Читать книгу Феноменологический кинематограф. О прозе и поэзии Николая Кононова - Александр Белых - Страница 5

Феноменологический синематограф
О романе «Фланер»
5. «Мушиный галлюциноз»

Оглавление

Где деревенский старожил

Лет сорок с ключницей бранился,

В окно смотрел и мух давил.


А. Пушкин. «Евгений Онегин». Гл. II, строфа III

«По чёрной радуге мушиного крыла/ Бессмертье щедрое душа моя открыла», – писал Михаил Кузмин в стихотворении из книги «Параболы» (1923). Вот ещё одна оптика кононовского зрения: муха. «На этом альпийском плейере мухи отдыхали – распростёртый слюдяной витраж крыльев, умиротворённая обездвиженность, может быть, сон, если бы глаза их закрывались. Я понимал, что, наблюдая за ними, сам делался такой же мухой- на стекле, ограничивающем фотографию времени, в которое попал, и прихлопнуть меня могут в любую минуту, когда я этого совсем не жду. Так вот – по этой причине я ждал этого ежесекундно».

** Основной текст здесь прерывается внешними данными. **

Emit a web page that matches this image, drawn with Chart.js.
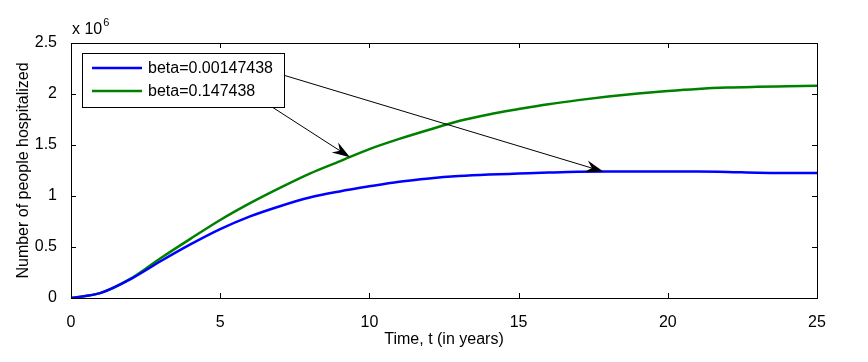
<!DOCTYPE html>
<html>
<head>
<meta charset="utf-8">
<script src="https://cdn.jsdelivr.net/npm/chart.js@4/dist/chart.umd.min.js"></script>
<style>
  html, body { margin: 0; padding: 0; background: #fff; }
  #wrap { width: 868px; height: 362px; }
</style>
</head>
<body>
<div id="wrap"><canvas id="hospChart" width="868" height="362"></canvas></div>
<script>
// time axis (years)
const years = [0, 1, 2, 3, 4, 5, 6, 7, 8, 9, 10, 11, 12, 13, 14, 15, 16, 17, 18, 19, 20, 21, 22, 23, 24, 25];

// hospitalized, in units of 10^6
const betaLow = [0, 0.05, 0.185, 0.36, 0.525, 0.675, 0.8, 0.9, 0.985, 1.045, 1.095, 1.14, 1.172, 1.195, 1.21, 1.22, 1.23, 1.238, 1.24, 1.24, 1.24, 1.24, 1.236, 1.228, 1.226, 1.226];
const betaHigh = [0, 0.05, 0.19, 0.39, 0.58, 0.765, 0.93, 1.08, 1.22, 1.34, 1.46, 1.56, 1.65, 1.735, 1.8, 1.852, 1.9, 1.94, 1.975, 2.005, 2.03, 2.05, 2.063, 2.07, 2.075, 2.08];

const seriesLabels = ['beta=0.00147438', 'beta=0.147438'];
const seriesColors = ['#0000ff', '#008000'];

const xTicks = [0, 5, 10, 15, 20, 25];
const yTicks = [0, 0.5, 1, 1.5, 2, 2.5];
const yScaleFactor = 1e6;

// annotation arrows: [from legend text, to curve] in data units (t, value/1e6)
const arrowTails = [[6.84, 2.21], [6.22, 1.97]];
const arrowTips = [[17.84, 1.24], [9.35, 1.38]];

function toPoints(vals) {
    return years.map((t, i) => ({ x: t, y: vals[i] * yScaleFactor }));
}

const FONT = 'Liberation Sans, Arial, sans-serif';
const FS = 16;

// MATLAB style frame, inward ticks, exponent label, legend and arrows
const matlabDecor = {
    id: 'matlabDecor',
    afterDatasetsDraw(chart) {
        const ctx = chart.ctx;
        const area = chart.chartArea;
        const xs = chart.scales.x, ys = chart.scales.y;
        ctx.save();

        // frame
        ctx.strokeStyle = '#000';
        ctx.lineWidth = 1;
        ctx.strokeRect(Math.round(area.left) + 0.5, Math.round(area.top) + 0.5,
            Math.round(area.right - area.left), Math.round(area.bottom - area.top));

        // inward tick marks on all sides
        const tl = 5;
        ctx.beginPath();
        xTicks.forEach(v => {
            const px = Math.round(xs.getPixelForValue(v)) + 0.5;
            ctx.moveTo(px, area.bottom); ctx.lineTo(px, area.bottom - tl);
            ctx.moveTo(px, area.top); ctx.lineTo(px, area.top + tl);
        });
        yTicks.forEach(v => {
            const py = Math.round(ys.getPixelForValue(v * yScaleFactor)) + 0.5;
            ctx.moveTo(area.left, py); ctx.lineTo(area.left + tl, py);
            ctx.moveTo(area.right, py); ctx.lineTo(area.right - tl, py);
        });
        ctx.stroke();

        // x 10^6
        ctx.fillStyle = '#000';
        ctx.textBaseline = 'alphabetic';
        ctx.textAlign = 'left';
        ctx.font = FS + 'px ' + FONT;
        ctx.fillText('x 10', area.left + 1, area.top - 9);
        const w = ctx.measureText('x 10').width;
        ctx.font = '11px ' + FONT;
        ctx.fillText('6', area.left + 2 + w, area.top - 17);

        // arrows
        ctx.strokeStyle = '#000';
        ctx.fillStyle = '#000';
        ctx.lineWidth = 1;
        arrowTails.forEach((tail, i) => {
            const x0 = xs.getPixelForValue(tail[0]), y0 = ys.getPixelForValue(tail[1] * yScaleFactor);
            const x1 = xs.getPixelForValue(arrowTips[i][0]), y1 = ys.getPixelForValue(arrowTips[i][1] * yScaleFactor);
            const ang = Math.atan2(y1 - y0, x1 - x0);
            const len = 18, half = 6, notch = 12;
            const ux = Math.cos(ang), uy = Math.sin(ang);
            const px = -uy, py = ux;
            ctx.beginPath();
            ctx.moveTo(x0, y0);
            ctx.lineTo(x1 - ux * notch, y1 - uy * notch);
            ctx.stroke();
            ctx.beginPath();
            ctx.moveTo(x1, y1);
            ctx.lineTo(x1 - ux * len + px * half, y1 - uy * len + py * half);
            ctx.lineTo(x1 - ux * notch, y1 - uy * notch);
            ctx.lineTo(x1 - ux * len - px * half, y1 - uy * len - py * half);
            ctx.closePath();
            ctx.fill();
        });

        // legend box
        const lx = area.left + 11, ly = area.top + 10, lw = 202, lh = 54;
        ctx.fillStyle = '#fff';
        ctx.fillRect(lx, ly, lw, lh);
        ctx.strokeStyle = '#000';
        ctx.lineWidth = 1;
        ctx.strokeRect(lx + 0.5, ly + 0.5, lw, lh);
        ctx.font = FS + 'px ' + FONT;
        ctx.textBaseline = 'middle';
        seriesLabels.forEach((lab, i) => {
            const yy = ly + 15 + i * 23;
            ctx.strokeStyle = seriesColors[i];
            ctx.lineWidth = 2.5;
            ctx.beginPath();
            ctx.moveTo(lx + 10, yy);
            ctx.lineTo(lx + 60, yy);
            ctx.stroke();
            ctx.fillStyle = '#000';
            ctx.fillText(lab, lx + 66, yy + 1);
        });

        ctx.restore();
    }
};

const ctx = document.getElementById('hospChart').getContext('2d');
new Chart(ctx, {
    type: 'line',
    data: {
        datasets: [
            {
                label: seriesLabels[0],
                data: toPoints(betaLow),
                borderColor: seriesColors[0],
                borderWidth: 2.5,
                pointRadius: 0,
                cubicInterpolationMode: 'monotone',
                fill: false
            },
            {
                label: seriesLabels[1],
                data: toPoints(betaHigh),
                borderColor: seriesColors[1],
                borderWidth: 2.5,
                pointRadius: 0,
                cubicInterpolationMode: 'monotone',
                fill: false
            }
        ]
    },
    options: {
        responsive: false,
        animation: false,
        layout: { padding: { top: 43, right: 51, left: 0, bottom: 0 } },
        plugins: {
            legend: { display: false },
            tooltip: { enabled: false }
        },
        scales: {
            x: {
                type: 'linear',
                min: 0,
                max: 25,
                afterBuildTicks: s => { s.ticks = xTicks.map(v => ({ value: v })); },
                afterFit: s => { s.height = 64; },
                grid: { display: false },
                border: { display: false },
                ticks: {
                    color: '#000',
                    font: { family: FONT, size: FS },
                    padding: 7,
                    maxRotation: 0
                },
                title: {
                    display: true,
                    text: 'Time, t (in years)',
                    color: '#000',
                    font: { family: FONT, size: FS },
                    padding: { top: 0, bottom: 13 }
                }
            },
            y: {
                min: 0,
                max: 2.5 * yScaleFactor,
                afterBuildTicks: s => { s.ticks = yTicks.map(v => ({ value: v * yScaleFactor })); },
                afterFit: s => { s.width = 71; },
                grid: { display: false },
                border: { display: false },
                ticks: {
                    color: '#000',
                    font: { family: FONT, size: FS },
                    padding: 6,
                    callback: v => String(v / yScaleFactor)
                },
                title: {
                    display: true,
                    text: 'Number of people hospitalized',
                    color: '#000',
                    font: { family: FONT, size: FS },
                    padding: { top: 14, bottom: 0 }
                }
            }
        }
    },
    plugins: [matlabDecor]
});
</script>
</body>
</html>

В «мушиных» экфразах главы «Мухи и картины» в первую очередь бросается в глаза аллюзия на античную иронию в устах сирийского сатирика Лукиана, жившего в эпоху императора Адриана, с бессмертной эпитафии которого начинается роман «Фланёр». Это насекомое предстаёт в пародии «Похвала мухе» «умным», «мужественным», «благородным», «дерзновенным» (Гомер). А ещё автор указывает на метаморфозную сущность мухи: «Удивительно и то, что эти мухи совершают положенное для обоих полов, и женского и мужского, попеременно, выступая по следам Гермеса и Афродиты с его смешанной природой и двойственной красотой».

Трагическое (или «травматическое») бытие в присутствии иронии и красота в присутствии трагического и иронического взгляда создают странное вкусовое ощущение несовместимых ингредиентов, из чего, собственно, рождается кононовский стиль. Это сравнимо, может быть, с подгнившими фруктами, которые преподносятся зрителям на картинах Караваджо, заглянувшего за тёмные кулисы праздничного театрального барокко. Это объясняет также присутствие обеденной лексики в прозе Н. Кононова наряду с латинизмами. Когда читательский глаз сталкивается с таким соседством, то кажется, что в одной квартире поселились и вынуждены проживать люди разных сословий и эпох.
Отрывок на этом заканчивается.